[Data extracted from a collection]
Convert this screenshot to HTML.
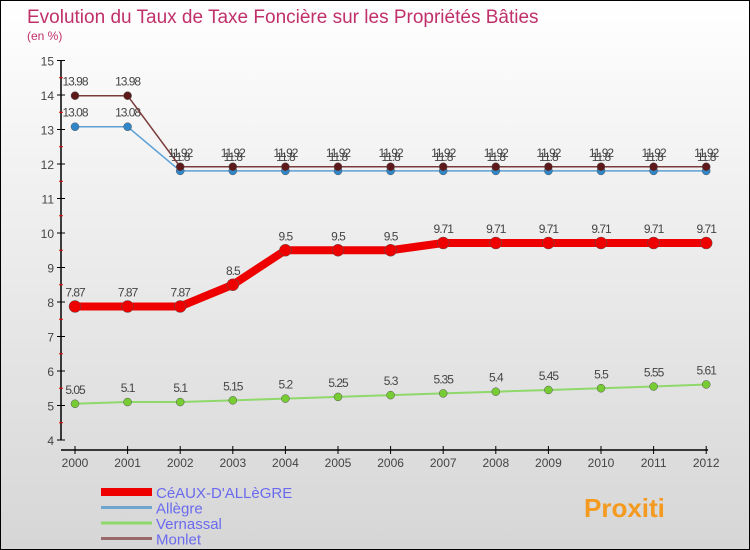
<!DOCTYPE html>
<html><head><meta charset="utf-8"><style>
body{margin:0}
#c{width:748px;height:548px;border:1px solid #000;background:linear-gradient(#fff 0%,#f2f2f2 30%,#d6d6d6 100%);position:relative;font-family:"Liberation Sans",sans-serif;overflow:hidden}
svg{position:absolute;left:0;top:0}
</style></head><body>
<div id="c">
<svg id="s" width="748" height="548">
<text x="26" y="22" font-size="19" fill="#c0306a">Evolution du Taux de Taxe Foncière sur les Propriétés Bâties</text>
<text x="26" y="39" font-size="12" fill="#c0306a">(en %)</text>
</svg>
</div>
<script>
const years=[2000,2001,2002,2003,2004,2005,2006,2007,2008,2009,2010,2011,2012];
const ceaux=[7.87,7.87,7.87,8.5,9.5,9.5,9.5,9.71,9.71,9.71,9.71,9.71,9.71];
const allegre=[13.08,13.08,11.8,11.8,11.8,11.8,11.8,11.8,11.8,11.8,11.8,11.8,11.8];
const vernassal=[5.05,5.1,5.1,5.15,5.2,5.25,5.3,5.35,5.4,5.45,5.5,5.55,5.61];
const monlet=[13.98,13.98,11.92,11.92,11.92,11.92,11.92,11.92,11.92,11.92,11.92,11.92,11.92];
const yTicks=[4,5,6,7,8,9,10,11,12,13,14,15];
const NS='http://www.w3.org/2000/svg';
const s=document.getElementById('s');
const X=i=>74+i*52.6, Y=v=>439-(v-4)*34.5;
function mk(t,a,p){const e=document.createElementNS(NS,t);for(const k in a)e.setAttribute(k,a[k]);(p||s).appendChild(e);return e;}
let ax=mk('line',{x1:60,y1:Y(15),x2:60,y2:Y(4),stroke:'#000','stroke-width':1.5});

let xa=mk('line',{x1:60,y1:449,x2:707,y2:449,stroke:'#000','stroke-width':1.5});

yTicks.forEach(v=>{mk('line',{x1:56,y1:Y(v),x2:64,y2:Y(v),stroke:'#000'});
 if(v<15)mk('line',{x1:58,y1:Y(v+0.5),x2:62,y2:Y(v+0.5),stroke:'#e00'});
 let t=mk('text',{x:53,y:Y(v)+5,'text-anchor':'end','font-size':12,fill:'#444'});t.textContent=v;
 });
years.forEach((y,i)=>{mk('line',{x1:X(i),y1:445,x2:X(i),y2:453,stroke:'#000'});
 let t=mk('text',{x:X(i),y:466,'text-anchor':'middle','font-size':12,fill:'#444'});t.textContent=y;
 });
function series(d,col,w,dot,r,name){
 let g=mk('g',{});
 mk('polyline',{points:d.map((v,i)=>X(i)+','+Y(v)).join(' '),fill:'none',stroke:col,'stroke-width':w,'stroke-linejoin':'round'},g);
 d.forEach((v,i)=>{let c=mk('circle',{cx:X(i),cy:Y(v),r:r,fill:dot,stroke:'#555','stroke-width':0.5},g);
  
  let t=mk('text',{x:X(i),y:Y(v)-10,'text-anchor':'middle','font-size':12,fill:'#444','letter-spacing':'-1'},g);t.textContent=v;});
}
series(vernassal,'#8fd86a',2,'#77cc33',4,'vernassal');
series(allegre,'#5ca0d6',1.5,'#2f87c9',4,'allegre');
series(monlet,'#7a3a3a',1.5,'#5e1a1a',4,'monlet');
series(ceaux,'#ee0000',8,'#ee0000',6,'ceaux');
const leg=[['CéAUX-D\'ALLèGRE','#ee0000',8],['Allègre','#6fa6cf',3],['Vernassal','#8fd86a',3],['Monlet','#9a6a6a',3]];
leg.forEach((l,i)=>{const y=491+i*15.5;let g=mk('g',{});
 mk('line',{x1:100,y1:y,x2:151,y2:y,stroke:l[1],'stroke-width':l[2]},g);
 let t=mk('text',{x:155,y:y+6,'font-size':15,fill:'#6a6aee'},g);t.textContent=l[0];});
let lg=mk('text',{x:583,y:516,'font-size':26,'font-weight':'bold',fill:'#f39a1f'});lg.textContent='Proxiti';

</script>
</body></html>
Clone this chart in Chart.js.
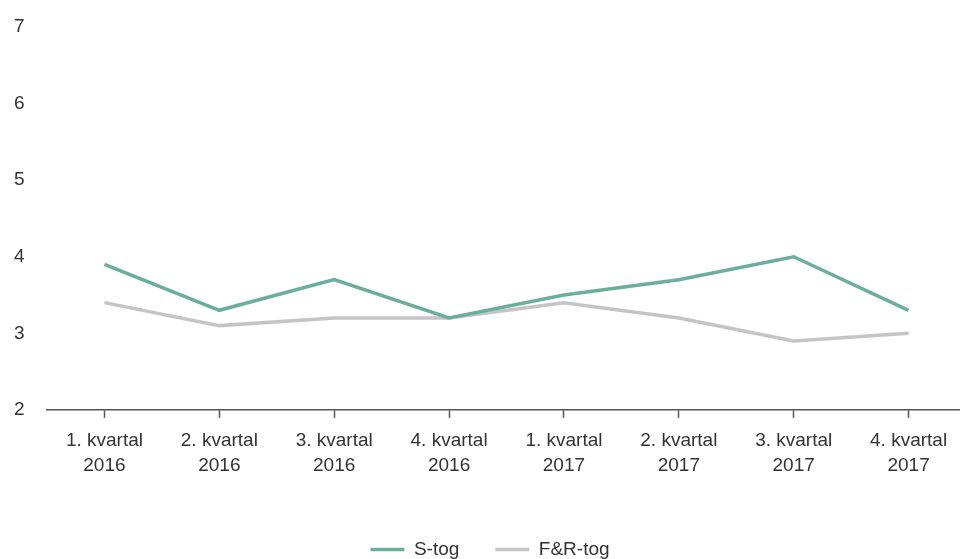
<!DOCTYPE html>
<html>
<head>
<meta charset="utf-8">
<script src="https://cdn.jsdelivr.net/npm/chart.js@4"></script>
<style>
  html, body { margin: 0; padding: 0; background: #fff; overflow: hidden; }
  #wrap { width: 966px; height: 559px; }
</style>
</head>
<body>
<div id="wrap"><canvas id="chart"></canvas></div>
<script>
const labels = [
    ["1. kvartal", "2016"], ["2. kvartal", "2016"], ["3. kvartal", "2016"], ["4. kvartal", "2016"],
    ["1. kvartal", "2017"], ["2. kvartal", "2017"], ["3. kvartal", "2017"], ["4. kvartal", "2017"]
];
const sTog = [3.9, 3.3, 3.7, 3.2, 3.5, 3.7, 4.0, 3.3];
const frTog = [3.4, 3.1, 3.2, 3.2, 3.4, 3.2, 2.9, 3.0];
const yMin = 2;
const yMax = 7;

const textColor = '#333333';
const family = "'Liberation Sans', Arial, sans-serif";

const ctx = document.getElementById('chart');

new Chart(ctx, {
    type: 'line',
    data: {
        labels: labels,
        datasets: [{
                label: 'S-tog',
                data: sTog,
                borderColor: '#6aae9c',
                backgroundColor: '#6aae9c',
                borderWidth: 3.5,
                pointRadius: 0,
                tension: 0
            },
            {
                label: 'F&R-tog',
                data: frTog,
                borderColor: '#c4c4c4',
                backgroundColor: '#c4c4c4',
                borderWidth: 3.5,
                pointRadius: 0,
                tension: 0
            }
        ]
    },
    options: {
        responsive: true,
        maintainAspectRatio: false,
        animation: false,
        layout: {
            padding: { top: 27, left: 14, right: 0, bottom: -10 }
        },
        plugins: {
            tooltip: { enabled: false },
            legend: {
                position: 'bottom',
                labels: {
                    color: textColor,
                    font: { family: family, size: 19 },
                    usePointStyle: true,
                    pointStyle: 'line',
                    pointStyleWidth: 34,
                    padding: 36
                }
            }
        },
        scales: {
            x: {
                offset: true,
                afterFit: (scale) => {
                    scale.paddingLeft = 0;
                    scale.paddingRight = 0;
                    scale.height += 16;
                },
                grid: {
                    display: true,
                    drawOnChartArea: false,
                    offset: false,
                    color: '#555555',
                    tickLength: 8,
                    tickWidth: 1.5
                },
                border: { display: true, color: '#555555', width: 1.5 },
                ticks: {
                    color: textColor,
                    font: { family: family, size: 19, lineHeight: 1.32 },
                    padding: 10,
                    maxRotation: 0,
                    autoSkip: false
                }
            },
            y: {
                min: yMin,
                max: yMax,
                afterFit: (scale) => {
                    scale.width = 33;
                },
                grid: { display: false },
                border: { display: false },
                ticks: {
                    stepSize: 1,
                    color: textColor,
                    font: { family: family, size: 19 },
                    padding: 0,
                    crossAlign: 'far'
                }
            }
        }
    }
});
</script>
</body>
</html>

» **What you are asked to do**
Looking above, find the stretch of lines that opens with the one holding "Clone this chart in Chart.js." and closes with the one holding "const ctx = document.getElementById('chart');". Copy it exactly, pictures excluded.

» **The output**
Clone this chart in Chart.js.
<!DOCTYPE html>
<html>
<head>
<meta charset="utf-8">
<script src="https://cdn.jsdelivr.net/npm/chart.js@4"></script>
<style>
  html, body { margin: 0; padding: 0; background: #fff; overflow: hidden; }
  #wrap { width: 966px; height: 559px; }
</style>
</head>
<body>
<div id="wrap"><canvas id="chart"></canvas></div>
<script>
const labels = [
    ["1. kvartal", "2016"], ["2. kvartal", "2016"], ["3. kvartal", "2016"], ["4. kvartal", "2016"],
    ["1. kvartal", "2017"], ["2. kvartal", "2017"], ["3. kvartal", "2017"], ["4. kvartal", "2017"]
];
const sTog = [3.9, 3.3, 3.7, 3.2, 3.5, 3.7, 4.0, 3.3];
const frTog = [3.4, 3.1, 3.2, 3.2, 3.4, 3.2, 2.9, 3.0];
const yMin = 2;
const yMax = 7;

const textColor = '#333333';
const family = "'Liberation Sans', Arial, sans-serif";

const ctx = document.getElementById('chart');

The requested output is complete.